▸ Task:
Reproduce the listing below exactly. Pictures do not belong in the copy.

▸ Collected material:

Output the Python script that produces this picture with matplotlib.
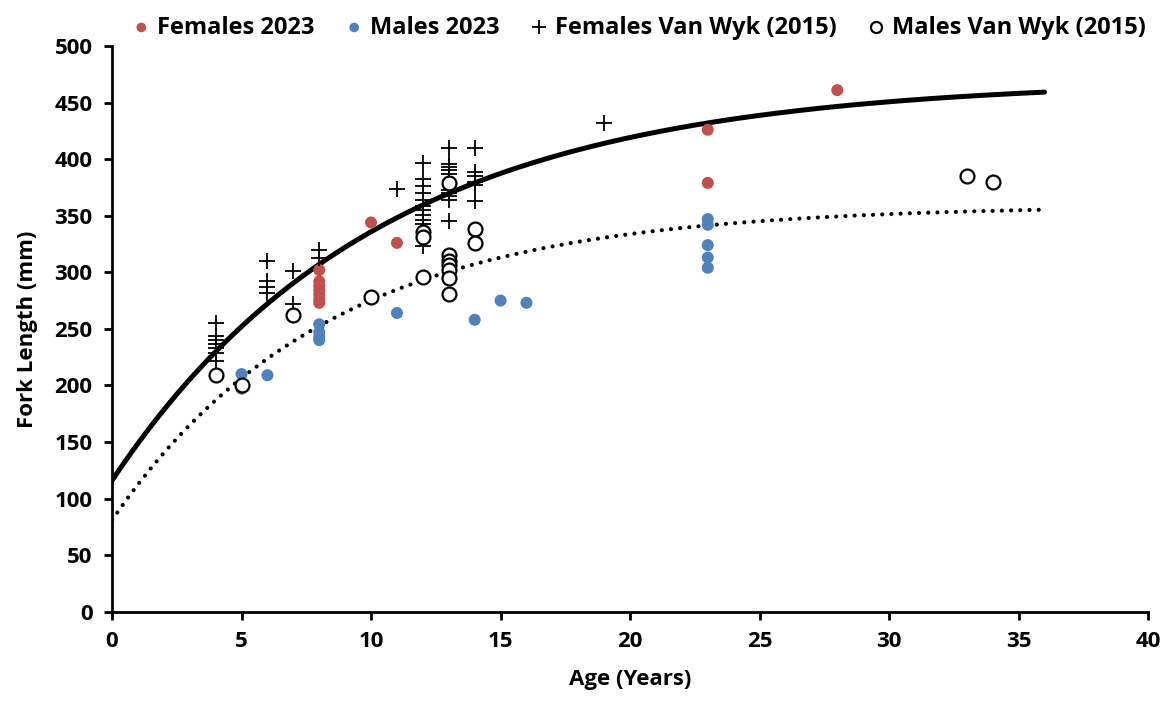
import numpy as np
import matplotlib
matplotlib.use("Agg")
import matplotlib.pyplot as plt

plt.rcParams['font.family'] = ['Open Sans', 'DejaVu Sans']
plt.rcParams['font.weight'] = 'bold'

# Females 2023
fem23_age = [8, 8, 8, 8, 8, 8, 8, 10, 11, 23, 23, 28]
fem23_len = [302, 292, 288, 284, 280, 276, 273, 344, 326, 426, 379, 461]

# Males 2023
mal23_age = [5, 5, 6, 8, 8, 8, 8, 11, 14, 15, 16, 23, 23, 23, 23, 23]
mal23_len = [210, 197, 209, 254, 247, 243, 240, 264, 258, 275, 273, 347, 342, 324, 313, 304]

# Females Van Wyk (2015)
femvw_age = [4, 4, 4, 4, 4, 4, 4,
             6, 6, 6, 6,
             7, 7,
             8, 8,
             11,
             12, 12, 12, 12, 12, 12, 12, 12, 12, 12, 12,
             13, 13, 13, 13, 13, 13, 13, 13, 13, 13,
             14, 14, 14, 14, 14, 14,
             19]
femvw_len = [255, 244, 240, 237, 233, 229, 222,
             310, 292, 287, 282,
             301, 272,
             320, 313,
             374,
             397, 382, 376, 370, 364, 359, 355, 351, 346, 343, 323,
             410, 396, 393, 390, 387, 373, 370, 367, 364, 345,
             410, 389, 385, 380, 377, 363,
             432]

# Males Van Wyk (2015)
malvw_age = [4, 5, 7, 10, 12, 12, 12, 13, 13, 13, 13, 13, 13, 13, 14, 14, 33, 34]
malvw_len = [209, 200, 262, 278, 336, 331, 296, 379, 315, 310, 306, 302, 295, 281, 338, 326, 385, 380]

# von Bertalanffy growth curves (L_inf, K, L at age 0)
fem_linf, fem_k, fem_l0 = 470, 0.097, 116
mal_linf, mal_k, mal_l0 = 359, 0.12, 81

t = np.linspace(0, 36, 300)
fem_curve = fem_linf - (fem_linf - fem_l0) * np.exp(-fem_k * t)
mal_curve = mal_linf - (mal_linf - mal_l0) * np.exp(-mal_k * t)

fig = plt.figure(figsize=(11.72, 7.01), dpi=100)
ax = fig.add_axes([0.0956, 0.1274, 0.884, 0.807])

ax.plot(t, fem_curve, color='black', lw=3.6, solid_capstyle='round', zorder=2)
ax.plot(t, mal_curve, color='black', lw=3.0, linestyle=(0, (0.01, 2.2)),
        dash_capstyle='round', zorder=2)

ax.scatter(fem23_age, fem23_len, s=75, color='#C0504D', edgecolors='none',
           label='Females 2023', zorder=3)
ax.scatter(mal23_age, mal23_len, s=75, color='#4F81BD', edgecolors='none',
           label='Males 2023', zorder=3)
ax.scatter(femvw_age, femvw_len, s=140, marker='+', color='black', linewidths=1.3,
           label='Females Van Wyk (2015)', zorder=4)
ax.scatter(malvw_age, malvw_len, s=100, marker='o', facecolors='white',
           edgecolors='black', linewidths=1.6, label='Males Van Wyk (2015)', zorder=5)

ax.set_xlim(0, 40)
ax.set_ylim(0, 500)
ax.set_xticks(np.arange(0, 41, 5))
ax.set_yticks(np.arange(0, 501, 50))
for s in ['top', 'right']:
    ax.spines[s].set_visible(False)
for s in ['left', 'bottom']:
    ax.spines[s].set_linewidth(2.0)
ax.tick_params(axis='both', direction='out', length=6, width=2.0, labelsize=16, pad=8)
for lab in ax.get_xticklabels() + ax.get_yticklabels():
    lab.set_fontweight('bold')

ax.set_xlabel('Age (Years)', fontsize=16, fontweight='bold', labelpad=12)
ax.set_ylabel('Fork Length (mm)', fontsize=16, fontweight='bold', labelpad=12)

leg = fig.legend(loc='upper center', bbox_to_anchor=(0.545, 1.008), ncol=4, frameon=False,
                 fontsize=17, handlelength=0.8, handletextpad=0.25, columnspacing=1.3,
                 markerscale=0.8)
for txt in leg.get_texts():
    txt.set_fontweight('bold')

fig.savefig('out.png', dpi=100)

▸ Exercise output:
Output the Python script that produces this picture with matplotlib.
import numpy as np
import matplotlib
matplotlib.use("Agg")
import matplotlib.pyplot as plt

plt.rcParams['font.family'] = ['Open Sans', 'DejaVu Sans']
plt.rcParams['font.weight'] = 'bold'

# Females 2023
fem23_age = [8, 8, 8, 8, 8, 8, 8, 10, 11, 23, 23, 28]
fem23_len = [302, 292, 288, 284, 280, 276, 273, 344, 326, 426, 379, 461]

# Males 2023
mal23_age = [5, 5, 6, 8, 8, 8, 8, 11, 14, 15, 16, 23, 23, 23, 23, 23]
mal23_len = [210, 197, 209, 254, 247, 243, 240, 264, 258, 275, 273, 347, 342, 324, 313, 304]

# Females Van Wyk (2015)
femvw_age = [4, 4, 4, 4, 4, 4, 4,
             6, 6, 6, 6,
             7, 7,
             8, 8,
             11,
             12, 12, 12, 12, 12, 12, 12, 12, 12, 12, 12,
             13, 13, 13, 13, 13, 13, 13, 13, 13, 13,
             14, 14, 14, 14, 14, 14,
             19]
femvw_len = [255, 244, 240, 237, 233, 229, 222,
             310, 292, 287, 282,
             301, 272,
             320, 313,
             374,
             397, 382, 376, 370, 364, 359, 355, 351, 346, 343, 323,
             410, 396, 393, 390, 387, 373, 370, 367, 364, 345,
             410, 389, 385, 380, 377, 363,
             432]

# Males Van Wyk (2015)
malvw_age = [4, 5, 7, 10, 12, 12, 12, 13, 13, 13, 13, 13, 13, 13, 14, 14, 33, 34]
malvw_len = [209, 200, 262, 278, 336, 331, 296, 379, 315, 310, 306, 302, 295, 281, 338, 326, 385, 380]

# von Bertalanffy growth curves (L_inf, K, L at age 0)
fem_linf, fem_k, fem_l0 = 470, 0.097, 116
mal_linf, mal_k, mal_l0 = 359, 0.12, 81

t = np.linspace(0, 36, 300)
fem_curve = fem_linf - (fem_linf - fem_l0) * np.exp(-fem_k * t)
mal_curve = mal_linf - (mal_linf - mal_l0) * np.exp(-mal_k * t)

fig = plt.figure(figsize=(11.72, 7.01), dpi=100)
ax = fig.add_axes([0.0956, 0.1274, 0.884, 0.807])

ax.plot(t, fem_curve, color='black', lw=3.6, solid_capstyle='round', zorder=2)
ax.plot(t, mal_curve, color='black', lw=3.0, linestyle=(0, (0.01, 2.2)),
        dash_capstyle='round', zorder=2)

ax.scatter(fem23_age, fem23_len, s=75, color='#C0504D', edgecolors='none',
           label='Females 2023', zorder=3)
ax.scatter(mal23_age, mal23_len, s=75, color='#4F81BD', edgecolors='none',
           label='Males 2023', zorder=3)
ax.scatter(femvw_age, femvw_len, s=140, marker='+', color='black', linewidths=1.3,
           label='Females Van Wyk (2015)', zorder=4)
ax.scatter(malvw_age, malvw_len, s=100, marker='o', facecolors='white',
           edgecolors='black', linewidths=1.6, label='Males Van Wyk (2015)', zorder=5)

ax.set_xlim(0, 40)
ax.set_ylim(0, 500)
ax.set_xticks(np.arange(0, 41, 5))
ax.set_yticks(np.arange(0, 501, 50))
for s in ['top', 'right']:
    ax.spines[s].set_visible(False)
for s in ['left', 'bottom']:
    ax.spines[s].set_linewidth(2.0)
ax.tick_params(axis='both', direction='out', length=6, width=2.0, labelsize=16, pad=8)
for lab in ax.get_xticklabels() + ax.get_yticklabels():
    lab.set_fontweight('bold')

ax.set_xlabel('Age (Years)', fontsize=16, fontweight='bold', labelpad=12)
ax.set_ylabel('Fork Length (mm)', fontsize=16, fontweight='bold', labelpad=12)

leg = fig.legend(loc='upper center', bbox_to_anchor=(0.545, 1.008), ncol=4, frameon=False,
                 fontsize=17, handlelength=0.8, handletextpad=0.25, columnspacing=1.3,
                 markerscale=0.8)
for txt in leg.get_texts():
    txt.set_fontweight('bold')

fig.savefig('out.png', dpi=100)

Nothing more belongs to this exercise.